> PROMPT
Starting at the line that contains "Write the matplotlib code for this chart." and stopping at the line that contains "ln.set_clip_path(clip)", copy every line exactly, both ends included, without the pictures.

> RECORDS SHOWN
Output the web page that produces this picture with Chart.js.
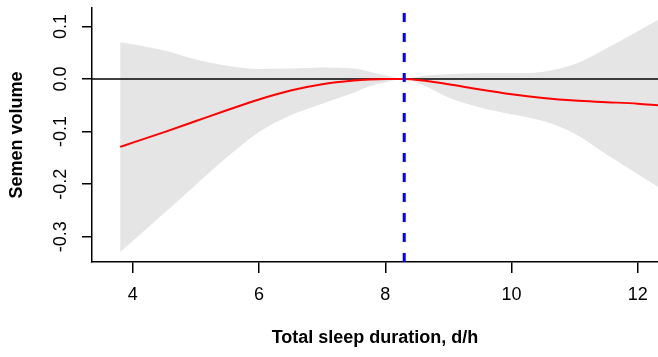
<!DOCTYPE html>
<html>
<head>
<meta charset="utf-8">
<script src="https://cdn.jsdelivr.net/npm/chart.js@4"></script>
<style>
  html, body { margin: 0; padding: 0; background: #fff; }
  #wrap { width: 658px; height: 357px; }
</style>
</head>
<body>
<div id="wrap"><canvas id="splineChart"></canvas></div>
<script>
// sleep duration (h) where the curve and band are read
const sleepHours = [3.8, 4.0, 4.5, 5.0, 5.5, 6.0, 6.5, 7.0, 7.5, 7.75, 8.0, 8.3, 8.6, 9.0, 9.5, 10.0, 10.5, 11.0, 11.5, 12.0, 12.32];
// fitted effect on semen volume
const fitValues = [-0.129, -0.121, -0.101, -0.080, -0.059, -0.039, -0.022, -0.010, -0.003, -0.001, 0.0, 0.0, -0.003, -0.010, -0.020, -0.029, -0.036, -0.041, -0.044, -0.047, -0.050];
// 95% CI
const upperCI = [0.070, 0.066, 0.054, 0.037, 0.025, 0.019, 0.020, 0.022, 0.020, 0.014, 0.007, 0.0, 0.006, 0.009, 0.011, 0.011, 0.014, 0.028, 0.058, 0.091, 0.112];
const lowerCI = [-0.329, -0.308, -0.255, -0.201, -0.148, -0.101, -0.069, -0.047, -0.026, -0.014, -0.006, 0.0, -0.012, -0.035, -0.054, -0.067, -0.080, -0.104, -0.143, -0.181, -0.205];

const refHours = 8.3; // reference value (dashed line)

const xTicks = [4, 6, 8, 10, 12];
const xTickLabels = ['4', '6', '8', '10', '12'];
const yTicks = [-0.3, -0.2, -0.1, 0.0, 0.1];
const yTickLabels = ['-0.3', '-0.2', '-0.1', '0.0', '0.1'];

const xMin = 3.354, xMax = 12.32;
const yMin = -0.348, yMax = 0.135;

const toPoints = (xs, ys) => xs.map((x, i) => ({ x: x, y: ys[i] }));

const FONT = "'Liberation Sans', Arial, Helvetica, sans-serif";

const ctx = document.getElementById('splineChart').getContext('2d');
new Chart(ctx, {
  type: 'line',
  data: {
    datasets: [
      {
        // reference line
        data: [{ x: refHours, y: yMin }, { x: refHours, y: yMax }],
        borderColor: '#0000ff',
        borderWidth: 3,
        borderDash: [9, 11],
        pointRadius: 0,
        fill: false
      },
      {
        data: toPoints(sleepHours, fitValues),
        borderColor: '#ff0000',
        borderWidth: 2,
        pointRadius: 0,
        cubicInterpolationMode: 'monotone',
        fill: false
      },
      {
        // zero line
        data: [{ x: xMin, y: 0 }, { x: xMax, y: 0 }],
        borderColor: '#000000',
        borderWidth: 1.5,
        pointRadius: 0,
        fill: false
      },
      {
        data: toPoints(sleepHours, upperCI),
        borderWidth: 0,
        borderColor: 'rgba(0,0,0,0)',
        backgroundColor: '#e5e5e5',
        pointRadius: 0,
        cubicInterpolationMode: 'monotone',
        fill: '+1'
      },
      {
        data: toPoints(sleepHours, lowerCI),
        borderWidth: 0,
        borderColor: 'rgba(0,0,0,0)',
        pointRadius: 0,
        cubicInterpolationMode: 'monotone',
        fill: false
      }
    ]
  },
  options: {
    responsive: true,
    maintainAspectRatio: false,
    animation: false,
    devicePixelRatio: 1,
    layout: { padding: { top: 8, right: 0, left: 0, bottom: 0 } },
    plugins: {
      legend: { display: false },
      tooltip: { enabled: false }
    },
    scales: {
      x: {
        type: 'linear',
        min: xMin,
        max: xMax,
        afterBuildTicks: scale => { scale.ticks = xTicks.map(v => ({ value: v })); },
        afterFit: scale => {
          scale.height = 95;
          scale.paddingLeft = 0;
          scale.paddingRight = 0;
        },
        grid: { drawOnChartArea: false, drawTicks: true, tickLength: 11, color: '#000', lineWidth: 1.5 },
        border: { display: true, color: '#000', width: 1.5 },
        ticks: {
          color: '#000',
          padding: 11,
          maxRotation: 0,
          font: { family: FONT, size: 18 },
          callback: (v, i) => xTickLabels[i]
        },
        title: {
          display: true,
          text: 'Total sleep duration, d/h',
          color: '#000',
          font: { family: FONT, size: 18, weight: 'bold' },
          padding: { top: 0, bottom: 8 }
        }
      },
      y: {
        type: 'linear',
        min: yMin,
        max: yMax,
        afterBuildTicks: scale => { scale.ticks = yTicks.map(v => ({ value: v })); },
        afterFit: scale => {
          scale.width = 92;
          scale.paddingTop = 0;
          scale.paddingBottom = 0;
        },
        grid: { drawOnChartArea: false, drawTicks: true, tickLength: 10, color: '#000', lineWidth: 1.5 },
        border: { display: true, color: '#000', width: 1.5 },
        ticks: {
          color: '#000',
          padding: 5.5,
          minRotation: 90,
          maxRotation: 90,
          crossAlign: 'center',
          font: { family: FONT, size: 18 },
          callback: (v, i) => yTickLabels[i]
        },
        title: {
          display: true,
          text: 'Semen volume',
          color: '#000',
          font: { family: FONT, size: 18, weight: 'bold' },
          padding: { top: 6, bottom: 0 }
        }
      }
    }
  }
});
</script>
</body>
</html>
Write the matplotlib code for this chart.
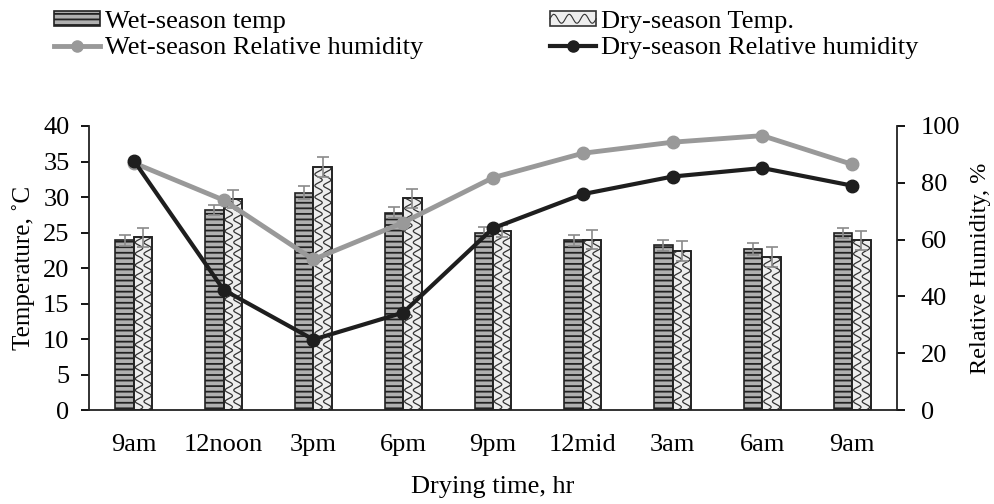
import numpy as np
import matplotlib
matplotlib.use("Agg")
import matplotlib.pyplot as plt
from matplotlib.patches import Rectangle
from matplotlib.lines import Line2D
from matplotlib.legend_handler import HandlerBase

plt.rcParams["font.family"] = ["Liberation Serif", "DejaVu Serif"]
plt.rcParams["hatch.linewidth"] = 1.3

times = ["9am", "12noon", "3pm", "6pm", "9pm", "12mid", "3am", "6am", "9am"]
wet_temp = [23.9, 28.2, 30.6, 27.8, 25.0, 23.9, 23.2, 22.7, 24.9]
wet_temp_err = [0.8, 0.7, 0.9, 0.8, 0.8, 0.8, 0.8, 0.8, 0.7]
dry_temp = [24.3, 29.7, 34.2, 29.8, 25.2, 24.0, 22.4, 21.5, 23.9]
dry_temp_err = [1.3, 1.3, 1.4, 1.3, 0.9, 1.3, 1.4, 1.4, 1.3]
wet_rh = [87.0, 73.9, 53.0, 66.0, 81.8, 90.4, 94.3, 96.6, 86.5]
dry_rh = [87.8, 42.3, 24.8, 34.3, 64.0, 76.0, 82.2, 85.2, 79.0]

x = np.arange(len(times))
w = 0.205


def wave_lines(ax, x0, width, height, clip, lw=0.9):
    # wavy pattern inside a bar, clipped to the bar outline
    y = np.linspace(0, height, max(int(height * 20), 2))
    for off in (0.28, 0.75):
        xs = x0 + width * (off + 0.2 * np.sin(2 * np.pi * y / 1.6))
        ln, = ax.plot(xs, y, color="#333333", lw=lw, zorder=3)
        ln.set_clip_path(clip)


class WaveHandler(HandlerBase):
    def create_artists(self, legend, orig_handle, xdescent, ydescent,
                       width, height, fontsize, trans):
        r = Rectangle((-xdescent, -ydescent), width, height,
                      facecolor="#eeeeee", edgecolor="#333333", lw=1.2,
                      transform=trans)
        xs = np.linspace(-xdescent, width - xdescent, 40)
        ys = -ydescent + height * (0.5 + 0.3 * np.sin(2 * np.pi * xs / (width / 3)))
        ln = Line2D(xs, ys, color="#333333", lw=0.8, transform=trans)
        return [r, ln]


fig = plt.figure(figsize=(9.95, 5.04), dpi=100)
ax = fig.add_axes([0.0894, 0.1865, 0.8121, 0.5635])

wet_bars = ax.bar(x - w / 2, wet_temp, w, color="#b0b0b0", edgecolor="#222222",
                  hatch="---", linewidth=1.2, zorder=2)
dry_bars = ax.bar(x + w / 2, dry_temp, w, color="#eeeeee", edgecolor="#222222",
                  linewidth=1.2, zorder=2)
for b in dry_bars:
    wave_lines(ax, b.get_x(), b.get_width(), b.get_height(), b)
for b in dry_bars:
    ax.add_patch(Rectangle((b.get_x(), 0), b.get_width(), b.get_height(),
                           fill=False, edgecolor="#222222", lw=1.2, zorder=4))

ax.errorbar(x - w / 2, wet_temp, yerr=wet_temp_err, fmt="none", ecolor="#8a8a8a",
            elinewidth=1.2, capsize=4, capthick=1.2, zorder=5)
ax.errorbar(x + w / 2, dry_temp, yerr=dry_temp_err, fmt="none", ecolor="#8a8a8a",
            elinewidth=1.2, capsize=4, capthick=1.2, zorder=5)

ax.set_xlim(-0.5, len(times) - 0.5)
ax.set_ylim(0, 40)
ax.set_yticks(range(0, 41, 5))
ax.set_xticks(x)
ax.set_xticklabels(times)
ax.tick_params(axis="x", length=0, pad=17, labelsize=19)
ax.tick_params(axis="y", direction="out", length=6, width=1.3, labelsize=19, pad=8)
ax.spines["top"].set_visible(False)
ax.spines["right"].set_visible(False)
for s in ("left", "bottom"):
    ax.spines[s].set_linewidth(1.3)
    ax.spines[s].set_color("#222222")
ax.set_ylabel("Temperature, ˚C", fontsize=18, labelpad=6)
ax.set_xlabel("Drying time, hr", fontsize=19, labelpad=15)

ax2 = ax.twinx()
ax2.plot(x, wet_rh, color="#999999", lw=3.5, marker="o", markersize=9, zorder=6)
ax2.plot(x, dry_rh, color="#1e1e1e", lw=3.0, marker="o", markersize=9, zorder=7)
ax2.set_ylim(0, 100)
ax2.set_yticks(range(0, 101, 20))
ax2.tick_params(axis="y", direction="out", length=6, width=1.3, labelsize=19, pad=11)
for s in ("top", "left", "bottom"):
    ax2.spines[s].set_visible(False)
ax2.spines["right"].set_linewidth(1.3)
ax2.spines["right"].set_color("#222222")
ax2.set_ylabel("Relative Humidity, %", fontsize=17.5, labelpad=7)

wet_proxy = Rectangle((0, 0), 1, 1, facecolor="#b0b0b0", edgecolor="#222222",
                      hatch="---", lw=1.2)
dry_proxy = Rectangle((0, 0), 1, 1)
wet_line = Line2D([], [], color="#999999", lw=3.5, marker="o", markersize=8)
dry_line = Line2D([], [], color="#1e1e1e", lw=3.0, marker="o", markersize=8)

fig.legend([wet_proxy, wet_line, dry_proxy, dry_line],
           ["Wet-season temp", "Wet-season Relative humidity",
            "Dry-season Temp.", "Dry-season Relative humidity"],
           handler_map={dry_proxy: WaveHandler()},
           loc="upper left", bbox_to_anchor=(0.03, 1.025), ncol=2,
           frameon=False, fontsize=19, handlelength=1.75, handleheight=0.5,
           handletextpad=0.2, columnspacing=4.8, labelspacing=0.15)

fig.savefig("out.png", dpi=100)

> PROBLEM SOLUTION
Write the matplotlib code for this chart.
import numpy as np
import matplotlib
matplotlib.use("Agg")
import matplotlib.pyplot as plt
from matplotlib.patches import Rectangle
from matplotlib.lines import Line2D
from matplotlib.legend_handler import HandlerBase

plt.rcParams["font.family"] = ["Liberation Serif", "DejaVu Serif"]
plt.rcParams["hatch.linewidth"] = 1.3

times = ["9am", "12noon", "3pm", "6pm", "9pm", "12mid", "3am", "6am", "9am"]
wet_temp = [23.9, 28.2, 30.6, 27.8, 25.0, 23.9, 23.2, 22.7, 24.9]
wet_temp_err = [0.8, 0.7, 0.9, 0.8, 0.8, 0.8, 0.8, 0.8, 0.7]
dry_temp = [24.3, 29.7, 34.2, 29.8, 25.2, 24.0, 22.4, 21.5, 23.9]
dry_temp_err = [1.3, 1.3, 1.4, 1.3, 0.9, 1.3, 1.4, 1.4, 1.3]
wet_rh = [87.0, 73.9, 53.0, 66.0, 81.8, 90.4, 94.3, 96.6, 86.5]
dry_rh = [87.8, 42.3, 24.8, 34.3, 64.0, 76.0, 82.2, 85.2, 79.0]

x = np.arange(len(times))
w = 0.205


def wave_lines(ax, x0, width, height, clip, lw=0.9):
    # wavy pattern inside a bar, clipped to the bar outline
    y = np.linspace(0, height, max(int(height * 20), 2))
    for off in (0.28, 0.75):
        xs = x0 + width * (off + 0.2 * np.sin(2 * np.pi * y / 1.6))
        ln, = ax.plot(xs, y, color="#333333", lw=lw, zorder=3)
        ln.set_clip_path(clip)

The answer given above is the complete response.